Novas Histórias do Tempo da Velha Escola (DCCXXXI)

Várzea das Moças, 11 de dezembro de 2041

Mais uma vez… a avaliação.

Quem visitava a Ponte surpreendia-se com o fato de as crianças-cicerones saberem explicar o funcionamento de cada dispositivo e a sua fundamentação. E, quando alguém perguntava se na Ponte não havia avaliação, as crianças respondiam que avaliação havia, o que não havia era a prova, pois quase nada provava.

Nos encontros com a comunidade, nas tardes de sábado, a agenda contemplava assuntos propostos pelos pais dos alunos. E os professores aproveitavam todos os pretextos para explicar em linguagem de gente, despida de jargão científico, o porquê das suas práticas. Alguns pais manifestaram interesse em aprofundar a compreensão do modo como avaliávamos e me pediram “explicações suplementares”.

Quando uma visitante da Ponte nos questionou acerca do modo como acontecia a avaliação, foi um pai-professor quem respondeu. Aqui, vos deixo duas das perguntas e as respetivas respostas.

“A questão da avaliação sempre me deixou intrigada. Como aplicar um mesmo tipo de avaliação a cabeças pensantes diferentes, que aprendem, entendem de formas e em tempos diferentes. Como mudar a cultura arraigada nos gestores das escolas, nos professores, nos alunos, nas famílias?”

“A cultura é aquela que está arraigada nos gestores das escolas, nos professores, nos alunos, nas famílias. Por isso, a mudança tem que ser bem pensada, estruturada. Pensarmos que tudo se muda de um dia para o outro é uma forma de não mudar.

Para mudar a avaliação, é necessário mudar todo o trabalho escolar (e vice-versa). O que nós tentamos na Ponte é que cada aluno veja reconhecido o seu ritmo e que, paralelamente, a avaliação também seja para cada aluno uma oportunidade de aprendizagem.

A segunda pergunta:

“Percebo que o objetivo da Ponte é proporcionar aos alunos um clima adequado, onde se constitui um marco de relações admiráveis.

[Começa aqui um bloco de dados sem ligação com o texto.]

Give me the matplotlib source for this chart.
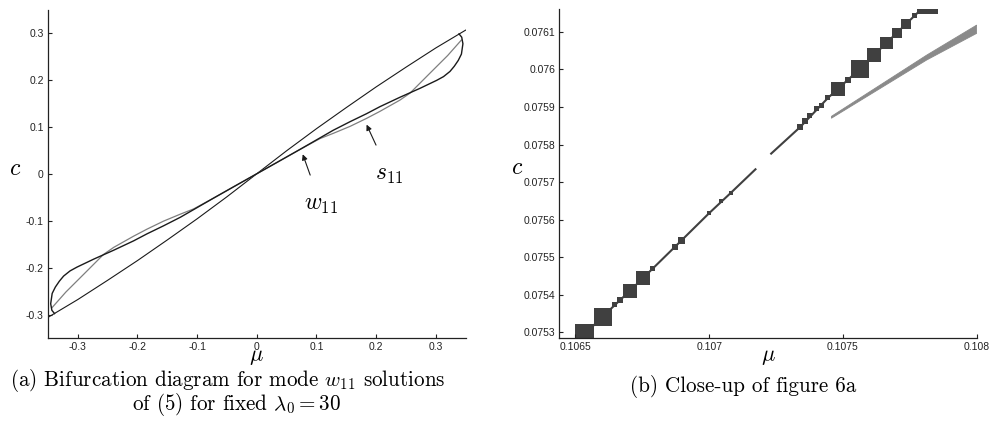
import numpy as np
import matplotlib
matplotlib.use('Agg')
import matplotlib.pyplot as plt

plt.rcParams['mathtext.fontset'] = 'cm'

# panel (a): bifurcation diagram
mu_line = [-0.35, -0.3, -0.25, -0.2, -0.15, -0.1, -0.05, 0.0, 0.05, 0.1, 0.15, 0.2, 0.25, 0.3, 0.35]
c_line = [-0.306, -0.268, -0.227, -0.185, -0.141, -0.096, -0.049, 0.0, 0.049, 0.096, 0.141, 0.185, 0.227, 0.268, 0.306]

mu_w11 = [-0.339, -0.3435, -0.3455, -0.343, -0.3377, -0.331, -0.3238, -0.313, -0.3015, -0.2735, -0.24,
          -0.2065, -0.184, -0.1564, -0.128, -0.0726, -0.035, 0.0, 0.035, 0.0726, 0.128, 0.1564, 0.184,
          0.2065, 0.24, 0.2735, 0.3015, 0.313, 0.3238, 0.331, 0.3377, 0.343, 0.3455, 0.3435, 0.339]
c_w11 = [-0.298, -0.291, -0.277, -0.255, -0.2415, -0.229, -0.218, -0.207, -0.199, -0.182, -0.163,
         -0.143, -0.128, -0.111, -0.0926, -0.052, -0.025, 0.0, 0.025, 0.052, 0.0926, 0.111, 0.128,
         0.143, 0.163, 0.182, 0.199, 0.207, 0.218, 0.229, 0.2415, 0.255, 0.277, 0.291, 0.298]

mu_s11 = [-0.343, -0.32, -0.29, -0.257, -0.24, -0.2065, -0.184, -0.1564, -0.128, -0.106, -0.0726,
          -0.035, 0.0, 0.035, 0.0726, 0.106, 0.128, 0.1564, 0.184, 0.2065, 0.24, 0.257, 0.29, 0.32, 0.343]
c_s11 = [-0.285, -0.252, -0.214, -0.172, -0.157, -0.133, -0.118, -0.101, -0.086, -0.075, -0.052,
         -0.025, 0.0, 0.025, 0.052, 0.075, 0.086, 0.101, 0.118, 0.133, 0.157, 0.172, 0.214, 0.252, 0.285]

# panel (b): close-up, black branch drawn as squares of varying size
mu_sq = [0.106536, 0.106602, 0.106645, 0.106666, 0.106703, 0.106753, 0.106788, 0.106871, 0.106897,
         0.107001, 0.107045, 0.107082,
         0.107341, 0.107357, 0.107376, 0.107401, 0.107420, 0.107444, 0.107483, 0.107519, 0.107563,
         0.107617, 0.107662, 0.107703, 0.107737, 0.107768, 0.107816]
c_sq = [0.075297, 0.075342, 0.075373, 0.075386, 0.075410, 0.075446, 0.075469, 0.075528, 0.075545,
        0.075618, 0.075650, 0.075672,
        0.075847, 0.075863, 0.075876, 0.075896, 0.075905, 0.075924, 0.075947, 0.075972, 0.076001,
        0.076039, 0.076070, 0.076097, 0.076122, 0.076143, 0.076176]
sq_px = [19, 18, 5, 5.5, 14, 14, 5, 6, 6.5, 4, 4, 4,
         6, 6, 5, 5, 5, 5, 14, 5.5, 18, 14, 12.5, 10, 10, 5.5, 21]

# thin line joining the squares, with the gap near mu = 0.1072
mu_blk1 = [0.106520, 0.106602, 0.106703, 0.106788, 0.106897, 0.107001, 0.107082, 0.107176]
c_blk1 = [0.075285, 0.075342, 0.075410, 0.075469, 0.075545, 0.075618, 0.075672, 0.075736]
mu_blk2 = [0.107229, 0.107341, 0.107444, 0.107563, 0.107662, 0.107768, 0.107816]
c_blk2 = [0.075774, 0.075847, 0.075924, 0.076001, 0.076070, 0.076143, 0.076176]

mu_gray = [0.107457, 0.107813, 0.108, 0.108, 0.107813, 0.107457]
c_gray = [0.075870, 0.076025, 0.076096, 0.076118, 0.076038, 0.075875]

tick_font = {'family': 'Liberation Sans', 'size': 7.5}


def style_axes(ax):
	for side in ('top', 'right'):
		ax.spines[side].set_visible(False)
	for side in ('left', 'bottom'):
		ax.spines[side].set_linewidth(0.9)
		ax.spines[side].set_color('#222222')
	ax.tick_params(direction='in', length=3, width=0.8, colors='#222222', pad=3)


def panel_a(fig):
	ax = fig.add_axes([48 / 989, 87 / 425, 417.6 / 989, 328.5 / 425])
	ax.plot(mu_line, c_line, color='#1a1a1a', lw=0.8)
	ax.plot(mu_s11, c_s11, color='#7f7f7f', lw=0.9)
	ax.plot(mu_w11, c_w11, color='#1a1a1a', lw=1.0)
	ax.set_xlim(-0.35, 0.35)
	ax.set_ylim(-0.35, 0.35)
	xt = [-0.3, -0.2, -0.1, 0, 0.1, 0.2, 0.3]
	labels = ['-0.3', '-0.2', '-0.1', '0', '0.1', '0.2', '0.3']
	ax.set_xticks(xt)
	ax.set_xticklabels(labels, fontdict=tick_font)
	ax.set_yticks(xt)
	ax.set_yticklabels(labels, fontdict=tick_font)
	style_axes(ax)

	arrow = dict(arrowstyle='-|>', color='#1a1a1a', lw=0.8, mutation_scale=8, shrinkA=11, shrinkB=0)
	ax.annotate('$w_{11}$', xy=(0.077, 0.0415), xytext=(0.107, -0.065), fontsize=17,
		ha='center', va='center', arrowprops=arrow)
	ax.annotate('$s_{11}$', xy=(0.184, 0.1047), xytext=(0.222, 0.0), fontsize=17,
		ha='center', va='center', arrowprops=arrow)

	ax.set_xlabel(r'$\mu$', fontsize=16, va='center')
	ax.xaxis.set_label_coords(0.498, -0.058)
	ax.set_ylabel('$c$', fontsize=17, rotation=0, va='center', ha='center')
	ax.yaxis.set_label_coords(-0.079, 0.517)


def panel_b(fig):
	ax = fig.add_axes([559.3 / 989, 87 / 425, 417.4 / 989, 328.7 / 425])
	ax.fill(mu_gray, c_gray, color='#8a8a8a', lw=0.6, ec='#8a8a8a')
	ax.plot(mu_blk1, c_blk1, color='#404040', lw=1.5, solid_capstyle='butt')
	ax.plot(mu_blk2, c_blk2, color='#404040', lw=1.5, solid_capstyle='butt')
	sizes = (np.array(sq_px) * 0.72) ** 2
	ax.scatter(mu_sq, c_sq, s=sizes, marker='s', color='#404040', linewidths=0)
	ax.set_xlim(0.10644, 0.108)
	ax.set_ylim(0.075285, 0.07616)
	xt = [0.1065, 0.107, 0.1075, 0.108]
	ax.set_xticks(xt)
	ax.set_xticklabels(['0.1065', '0.107', '0.1075', '0.108'], fontdict=tick_font)
	yt = [0.0753, 0.0754, 0.0755, 0.0756, 0.0757, 0.0758, 0.0759, 0.076, 0.0761]
	ax.set_yticks(yt)
	ax.set_yticklabels(['0.0753', '0.0754', '0.0755', '0.0756', '0.0757', '0.0758', '0.0759',
		'0.076', '0.0761'], fontdict=tick_font)
	style_axes(ax)

	ax.set_xlabel(r'$\mu$', fontsize=16, va='center')
	ax.xaxis.set_label_coords(0.5, -0.058)
	ax.set_ylabel('$c$', fontsize=17, rotation=0, va='center', ha='center')
	ax.yaxis.set_label_coords(-0.102, 0.521)


def main():
	fig = plt.figure(figsize=(9.89, 4.25), dpi=100)
	panel_a(fig)
	panel_b(fig)

	cap = dict(family='cmr10', size=15.2, ha='center', va='center')
	fig.text(228 / 989, 1 - 381 / 425, r'(a) Bifurcation diagram for mode $w_{11}$ solutions', **cap)
	fig.text(236 / 989, 1 - 405 / 425, r'of (5) for fixed $\lambda_0 = 30$', **cap)
	fig.text(743 / 989, 1 - 387 / 425, '(b) Close-up of figure 6a', **cap)

	fig.savefig('out.png', dpi=100)


if __name__ == '__main__':
	main()
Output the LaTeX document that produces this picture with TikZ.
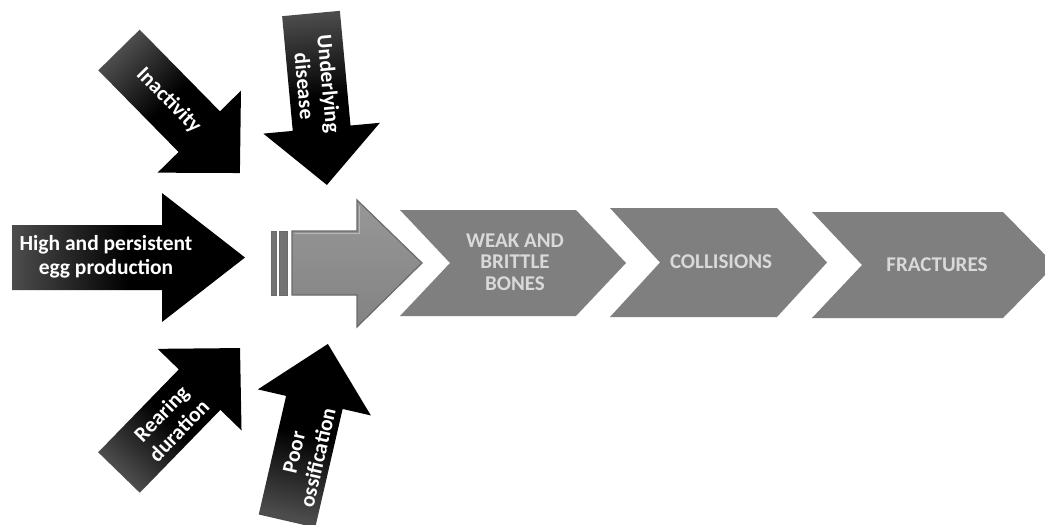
\documentclass[tikz,border=0pt]{standalone}
\usepackage{fontspec}
\setmainfont{Carlito}
\definecolor{chevgray}{HTML}{7F7F7F}
\definecolor{chevtxt}{HTML}{D9D9D9}
\definecolor{graylight}{HTML}{979797}
\definecolor{graydark}{HTML}{838383}
\definecolor{grayedge}{HTML}{6A6A6A}
\definecolor{stripe}{HTML}{737373}
\newcommand\blkarrow[7]{%
  \pgfmathsetmacro\shang{#3-90}%
  \shade[top color=black, bottom color=black!70, middle color=black, shading angle=\shang,
    shift={(#1,#2)}, rotate=#3]
    (0,-#5) -- ({#4-#7},-#5) -- ({#4-#7},-#6) -- (#4,0) -- ({#4-#7},#6) -- ({#4-#7},#5) -- (0,#5) -- cycle;}
\begin{document}
\begin{tikzpicture}[x=1pt,y=-1pt,
  chev/.style={fill=chevgray},
  chevtext/.style={text=chevtxt, font=\bfseries\fontsize{21}{21.5}\selectfont, align=center, inner sep=0pt},
  arrtext/.style={text=white, font=\bfseries\fontsize{21.5}{24.5}\selectfont, align=center, inner sep=0pt},
  grayarrow/.style={top color=graylight, bottom color=graydark, draw=grayedge, line width=1.2pt},
  stripebar/.style={fill=stripe, draw=grayedge, line width=0.6pt}]
\useasboundingbox (0,0) rectangle (1045,525);
\clip (0,0) rectangle (1045,525);
\fill[white] (0,0) rectangle (1045,525);

% chevrons
\fill[chev] (400,210) -- (576,210) -- (626,263) -- (576,316) -- (400,316) -- (450,263) -- cycle;
\fill[chev] (610,208) -- (777,208) -- (827,262.5) -- (777,317) -- (610,317) -- (660,262.5) -- cycle;
\fill[chev] (812,212) -- (1003,212) -- (1055,265) -- (1003,318) -- (812,318) -- (862,265) -- cycle;
\node[chevtext] (weak) at (515,262) {WEAK AND\\BRITTLE\\BONES};
\node[chevtext] (coll) at (721,262) {COLLISIONS};
\node[chevtext] (frac) at (937,265) {FRACTURES};

% gray arrow
\filldraw[stripebar] (271.5,231) rectangle (276,295);
\filldraw[stripebar] (279.5,231) rectangle (287,295);
\shade[grayarrow] (292,231) -- (357,231) -- (357,200) -- (422,263) -- (357,327) -- (357,295) -- (292,295) -- cycle;
\draw[white, opacity=0.35, line width=0.8pt] (294.5,233.5) -- (359.5,233.5) -- (359.5,206);

% black arrows
\blkarrow{12}{257.5}{0}{233}{32.5}{64.5}{83}
\blkarrow{119}{50}{-45.5}{172.5}{29}{58.5}{58}
\blkarrow{311}{13.5}{-84.7}{172.2}{29}{58.5}{57}
\blkarrow{119}{472.5}{45.8}{173.6}{29}{58.5}{58}
\blkarrow{287}{521}{77}{181.7}{29}{58}{60}

\node[arrtext] (egg) at (106,257) {High and persistent\\egg production};
\node[arrtext, rotate=-45.5] (inact) at (168.8,100.6) {Inactivity};
\node[arrtext, rotate=-84.7] (under) at (317,85) {Underlying\\disease};
\node[arrtext, rotate=45.8] (rear) at (170,422) {Rearing\\duration};
\node[arrtext, rotate=77] (poor) at (306,455) {Poor\\ossification};
\end{tikzpicture}
\end{document}
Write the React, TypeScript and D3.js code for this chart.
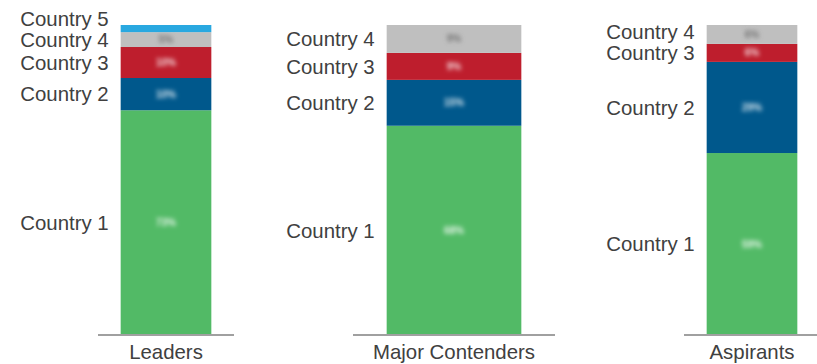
import React from "react";
import * as d3 from "d3";

const groups = ["Leaders", "Major Contenders", "Aspirants"];
const countries = ["Country 1", "Country 2", "Country 3", "Country 4", "Country 5"];
const leadersValues = [72.5, 10.4, 10.0, 4.8, 2.3];
const contendersValues = [67.5, 14.8, 8.7, 9.0, 0];
const aspirantsValues = [58.7, 29.4, 5.8, 6.1, 0];
const colors = ["#52BA66", "#00588C", "#BE1E2D", "#BFBFBF", "#29A8E0"];

const W = 817;
const H = 364;
const panels = [
  { name: groups[0], values: leadersValues, range: [98, 234] },
  { name: groups[1], values: contendersValues, range: [353, 555] },
  { name: groups[2], values: aspirantsValues, range: [684, 820] },
];

const y = d3.scaleLinear().domain([0, 100]).range([335, 25]);

export default function App() {
  return (
    <svg
      width={W}
      height={H}
      style={{ position: "absolute", left: 0, top: 0, fontFamily: "'Liberation Sans', Arial, sans-serif" }}
    >
      <defs>
        <filter id="blur" x="-50%" y="-150%" width="200%" height="400%">
          <feGaussianBlur stdDeviation="2.2" />
        </filter>
      </defs>
      {panels.map((p) => {
        const x = d3.scaleBand().domain([p.name]).range(p.range as [number, number]).paddingInner(0.2).paddingOuter(0.2);
        const x0 = x(p.name)!;
        const bw = x.bandwidth();
        const row: any = {};
        countries.forEach((c, i) => (row[c] = p.values[i]));
        const keys = countries.filter((_, i) => p.values[i] > 0);
        const stack = d3.stack<any>().keys(keys)([row]);
        const labelY: number[] = [];
        let prev = Infinity;
        stack.forEach((s, i) => {
          const c = (y(s[0][0]) + y(s[0][1])) / 2;
          const ly = Math.min(c, prev - 21);
          labelY[i] = ly;
          prev = ly;
        });
        return (
          <g key={p.name}>
            {stack.map((s, i) => {
              const idx = countries.indexOf(s.key);
              const top = y(s[0][1]);
              const bot = y(s[0][0]);
              const mid = (top + bot) / 2;
              const isGray = idx === 3;
              return (
                <g key={s.key}>
                  <rect x={x0} y={top} width={bw} height={bot - top} fill={colors[idx]} />
                  {idx < 4 && (
                    <text
                      x={x0 + bw / 2}
                      y={mid}
                      dy="0.35em"
                      textAnchor="middle"
                      fontSize={10}
                      fontWeight="bold"
                      fill={isGray ? "#6a6a6a" : "#ffffff"}
                      fillOpacity={isGray ? 0.9 : 0.85}
                      filter="url(#blur)"
                    >
                      {Math.round(p.values[idx])}%
                    </text>
                  )}
                  <text
                    x={x0 - 12}
                    y={labelY[i]}
                    dy="0.35em"
                    textAnchor="end"
                    fontSize={20.4}
                    fill="#404040"
                  >
                    {s.key}
                  </text>
                </g>
              );
            })}
            <line x1={p.range[0]} x2={p.range[1]} y1={335} y2={335} stroke="#A0A0A0" strokeWidth={2} />
            <text x={x0 + bw / 2} y={359} textAnchor="middle" fontSize={20.4} fill="#404040">
              {p.name}
            </text>
          </g>
        );
      })}
    </svg>
  );
}
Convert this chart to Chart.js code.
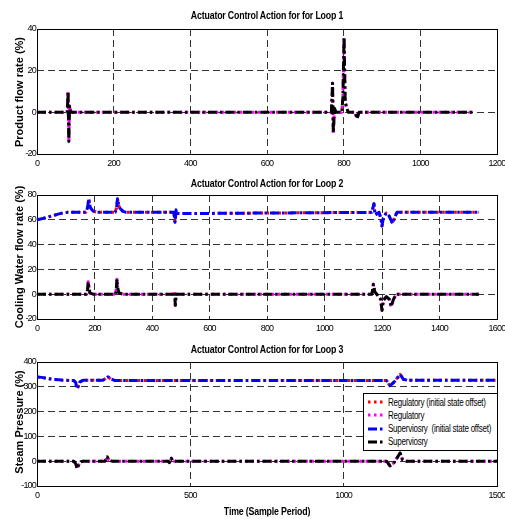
<!DOCTYPE html>
<html>
<head>
<meta charset="utf-8">
<script src="https://cdn.jsdelivr.net/npm/chart.js@4.4.0/dist/chart.umd.min.js"></script>
<style>
  body { margin: 0; background: #fff; }
  #wrap { position: relative; width: 505px; height: 519px; overflow: hidden; background: #fff; }
  canvas { position: absolute; left: 0; top: 0; }
  .lbl { position: absolute; white-space: nowrap; color: #000; font-family: 'Liberation Sans', Arial, sans-serif; font-weight: bold; }
  .ttl { font-size: 10px; letter-spacing: -0.2px; transform: translate(-50%, -50%) scaleX(0.88); }
  .ylab { font-size: 11px; transform: translate(-50%, -50%) rotate(-90deg); }
  #legend { position: absolute; left: 363px; top: 393px; width: 133px; height: 56px; border: 1px solid #000; background: #fff; font-family: 'Liberation Sans', Arial, sans-serif; font-size: 10px; }
  #legend .row { position: absolute; left: 4px; height: 12px; display: flex; align-items: center; white-space: pre; }
  #legend svg { margin-right: 3px; flex: none; }
  #legend span { display: inline-block; white-space: pre; transform-origin: left center; transform: scaleX(0.8); letter-spacing: -0.3px; }
</style>
</head>
<body>
<div id="wrap">
  <canvas id="c1" width="505" height="519"></canvas>
  <canvas id="c2" width="505" height="519"></canvas>
  <canvas id="c3" width="505" height="519"></canvas>

  <div class="lbl ttl" style="left:267px; top:15px;">Actuator Control Action for for Loop 1</div>
  <div class="lbl ttl" style="left:267px; top:183px;">Actuator Control Action for for Loop 2</div>
  <div class="lbl ttl" style="left:267px; top:349px;">Actuator Control Action for for Loop 3</div>
  <div class="lbl ylab" style="left:19px; top:92px;">Product flow rate (%)</div>
  <div class="lbl ylab" style="left:19px; top:257px;">Cooling Water flow rate (%)</div>
  <div class="lbl ylab" style="left:19px; top:422px;">Steam Pressure (%)</div>
  <div class="lbl ttl" style="left:267px; top:511px;">Time (Sample Period)</div>

  <div id="legend"></div>
</div>

<script>
// series names (legend order)
const seriesNames = ['Regulatory (initial state offset)', 'Regulatory', 'Superviosry  (initial state offset)', 'Superviosry'];

// tick settings per loop
const loop1XTicks = { min: 0, max: 1200, step: 200 };
const loop1YTicks = { min: -20, max: 40, step: 20 };
const loop2XTicks = { min: 0, max: 1600, step: 200 };
const loop2YTicks = { min: -20, max: 80, step: 20 };
const loop3XTicks = { min: 0, max: 1500, step: 500 };
const loop3YTicks = { min: -100, max: 400, step: 100 };

// Loop 1 - product flow rate [sample, %]
const loop1Regulatory = [[0,0],[79,0],[81,10],[83,-14],[85,3],[88,0],[768,0],[771,14],[773,-10],[776,2],[780,0],[795,0],[798,7],[801,36],[804,5],[808,2],[812,0],[830,0],[835,-3],[840,0],[1137,0]];
const loop1Supervisory = [[0,0],[79,0],[81,10],[83,-14],[85,3],[88,0],[768,0],[771,14],[773,-10],[776,2],[780,0],[795,0],[798,7],[801,36],[804,5],[808,2],[812,0],[830,0],[835,-3],[840,0],[1137,0]];

// Loop 2 - cooling water flow rate
const loop2RegulatoryOffset = [[0,60],[20,61],[50,63],[80,65],[105,66],[170,66],[176,70],[180,77],[185,70],[195,67],[210,66],[272,66],[277,70],[280,77],[286,70],[298,67],[310,66],[476,66],[480,58],[484,68],[490,65],[1165,66],[1172,73],[1176,64],[1190,66],[1197,60],[1200,55],[1205,62],[1215,65.5],[1225,63],[1237,57],[1244,62],[1252,66],[1537,66]];
const loop2Regulatory = [[0,0],[172,0],[176,4],[178,10],[181,5],[184,1],[195,0],[273,0],[276,5],[278,12],[281,5],[285,1],[300,0],[476,0],[479,2],[481,-9],[484,0],[1165,0],[1170,8],[1175,2],[1185,-1],[1195,-4],[1200,-13],[1205,-5],[1215,-2],[1225,-4],[1232,-10],[1240,-4],[1250,0],[1537,0]];
const loop2SupervisoryOffset = [[0,60],[20,61],[50,63],[80,65],[105,66],[170,66],[176,70],[180,77],[185,70],[195,67],[210,66],[272,66],[277,70],[280,77],[286,70],[298,67],[310,66],[476,66],[480,58],[484,68],[490,65],[1165,66],[1172,73],[1176,64],[1190,66],[1197,60],[1200,55],[1205,62],[1215,65.5],[1225,63],[1237,57],[1244,62],[1252,66],[1537,66]];
const loop2Supervisory = [[0,0],[172,0],[176,4],[178,10],[181,5],[184,1],[195,0],[273,0],[276,5],[278,12],[281,5],[285,1],[300,0],[476,0],[479,2],[481,-9],[484,0],[1165,0],[1170,8],[1175,2],[1185,-1],[1195,-4],[1200,-13],[1205,-5],[1215,-2],[1225,-4],[1232,-10],[1240,-4],[1250,0],[1537,0]];

// Loop 3 - steam pressure
const loop3RegulatoryOffset = [[0,340],[15,338],[40,332],[80,327],[120,325],[126,318],[130,292],[134,300],[140,320],[150,326],[215,326],[225,335],[232,340],[240,332],[255,325],[1140,325],[1151,304],[1165,320],[1184,350],[1195,330],[1210,326],[1500,326]];
const loop3Regulatory = [[0,0],[120,0],[126,-10],[131,-30],[136,-15],[143,-2],[150,0],[222,0],[229,18],[234,5],[245,0],[428,0],[432,-6],[438,12],[444,0],[1140,0],[1151,-19],[1165,-5],[1184,33],[1192,5],[1205,0],[1500,0]];
const loop3SupervisoryOffset = [[0,340],[15,338],[40,332],[80,327],[120,325],[126,318],[130,292],[134,300],[140,320],[150,326],[215,326],[225,335],[232,340],[240,332],[255,325],[1140,325],[1151,304],[1165,320],[1184,350],[1195,330],[1210,326],[1500,326]];
const loop3Supervisory = [[0,0],[120,0],[126,-10],[131,-30],[136,-15],[143,-2],[150,0],[222,0],[229,18],[234,5],[245,0],[428,0],[432,-6],[438,12],[444,0],[1140,0],[1151,-19],[1165,-5],[1184,33],[1192,5],[1205,0],[1500,0]];

const styles = [
  { color: '#ff0000', dash: [2.5, 3.5], width: 3, order: 3 },
  { color: '#ff00ff', dash: [2.5, 3.5], width: 3, order: 2 },
  { color: '#0000ff', dash: [9, 3, 2.5, 3], width: 3, order: 1 },
  { color: '#000000', dash: [9, 3, 2.5, 3], width: 3, order: 0 }
];

const tickFont = { family: "'Liberation Sans', Arial, sans-serif", size: 9 };

// solid box around the plot, and tighter tick text
const frame = {
  id: 'frame',
  beforeDraw(chart) {
    chart.ctx.letterSpacing = '-0.8px';
  },
  beforeDatasetsDraw(chart) {
    const { ctx, chartArea: a } = chart;
    ctx.save();
    ctx.strokeStyle = '#000';
    ctx.lineWidth = 1;
    ctx.setLineDash([]);
    ctx.strokeRect(a.left + 0.5, a.top + 0.5, a.right - a.left, a.bottom - a.top);
    ctx.restore();
  }
};

function makeDataset(idx, points) {
  const s = styles[idx];
  return {
    label: seriesNames[idx],
    data: points.map(p => ({ x: p[0], y: p[1] })),
    borderColor: s.color,
    borderDash: s.dash,
    borderWidth: s.width,
    borderJoinStyle: 'round',
    order: s.order,
    pointRadius: 0,
    tension: 0,
    fill: false
  };
}

function axis(t, isX) {
  return {
    type: 'linear',
    min: t.min,
    max: t.max,
    afterBuildTicks: sc => {
      const ticks = [];
      for (let v = t.min; v <= t.max; v += t.step) ticks.push({ value: v });
      sc.ticks = ticks;
    },
    afterFit: sc => {
      if (isX) sc.height = 16; else sc.width = 37;
      sc.paddingLeft = 0; sc.paddingRight = 0;
      sc.paddingTop = 0; sc.paddingBottom = 0;
    },
    grid: { color: '#333', lineWidth: 1, drawTicks: false },
    border: { display: false, dash: [7, 4] },
    ticks: {
      color: '#000', font: tickFont, padding: isX ? 4 : 1, maxRotation: 0, autoSkip: false,
      callback: v => String(v)
    }
  };
}

function makeChart(id, top, bottom, xt, yt, datasets) {
  new Chart(document.getElementById(id), {
    type: 'line',
    data: { datasets },
    options: {
      responsive: false,
      animation: false,
      devicePixelRatio: 1,
      layout: { padding: { left: 0, right: 8, top: top, bottom: 519 - bottom - 16 } },
      plugins: { legend: { display: false }, tooltip: { enabled: false }, title: { display: false } },
      scales: { x: axis(xt, true), y: axis(yt, false) }
    },
    plugins: [frame]
  });
}

makeChart('c1', 29, 154, loop1XTicks, loop1YTicks, [
  makeDataset(1, loop1Regulatory),
  makeDataset(3, loop1Supervisory)
]);

makeChart('c2', 195, 319, loop2XTicks, loop2YTicks, [
  makeDataset(0, loop2RegulatoryOffset),
  makeDataset(1, loop2Regulatory),
  makeDataset(2, loop2SupervisoryOffset),
  makeDataset(3, loop2Supervisory)
]);

makeChart('c3', 362, 486, loop3XTicks, loop3YTicks, [
  makeDataset(0, loop3RegulatoryOffset),
  makeDataset(1, loop3Regulatory),
  makeDataset(2, loop3SupervisoryOffset),
  makeDataset(3, loop3Supervisory)
]);

// legend inside loop 3 plot
const legend = document.getElementById('legend');
seriesNames.forEach((name, i) => {
  const s = styles[i];
  const row = document.createElement('div');
  row.className = 'row';
  row.style.top = (2 + i * 13.3) + 'px';
  row.innerHTML = '<svg width="17" height="6"><line x1="0" y1="3" x2="17" y2="3" stroke="' + s.color +
    '" stroke-width="3" stroke-dasharray="' + s.dash.join(' ') + '"/></svg><span>' + name + '</span>';
  legend.appendChild(row);
});
</script>
</body>
</html>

Eu poderia supor que as avaliações sejam feitas conforme as possibilidades reais de cada um, para que a aceitação das competências pessoais não ocorra em detrimento de uma autoimagem positiva?

“Os laços que unem alunos e professores, alunos e seus pares têm de ser laços de aceitação, confiança, respeito e sinceridade. A aprendizagem efetiva apenas se concretizará num ambiente de reconhecimento e aceitação de diferentes individualidades.

A avaliação regula, reorienta todas as aprendizagens: a aquisição de novos conteúdos, mas também as atitudes e comportamentos. É errôneo pensar que aprender na escola é aprender somente Língua Portuguesa e Matemática.

Um aluno com uma baixa autoestima tem grandes dificuldades em conviver com a frustração, necessita da solidariedade dos seus orientadores educativos, assim como dos seus pares. Neste ano letivo, um aluno precisava ouvir “És capaz de…”, “Tu consegues…”, antes de iniciar qualquer trabalho que julgasse ser mais difícil. Precisará ainda que muitos outros lhe digam o mesmo, para que possa caminhar com mais autonomia.

Há alunos que se revoltam perante o desrespeito pelas suas dificuldades e ritmos de aprendizagem. É curioso verificar que alguns professores encaram a avaliação como um meio de amedrontar os “indisciplinados” da sua sala de aula. Lembro-me de uma professora que carregava consigo testes, que ameaçava aplicar, se as coisas não corressem como havia planeado.

É obvio que só faz sentido que as avaliações sejam feitas conforme as possibilidades reais de cada um dos nossos alunos. Pedir o mesmo a todos poderá significar pedir demasiado a alguns.

Na Escola da Ponte, se fazia avaliação… dialogando.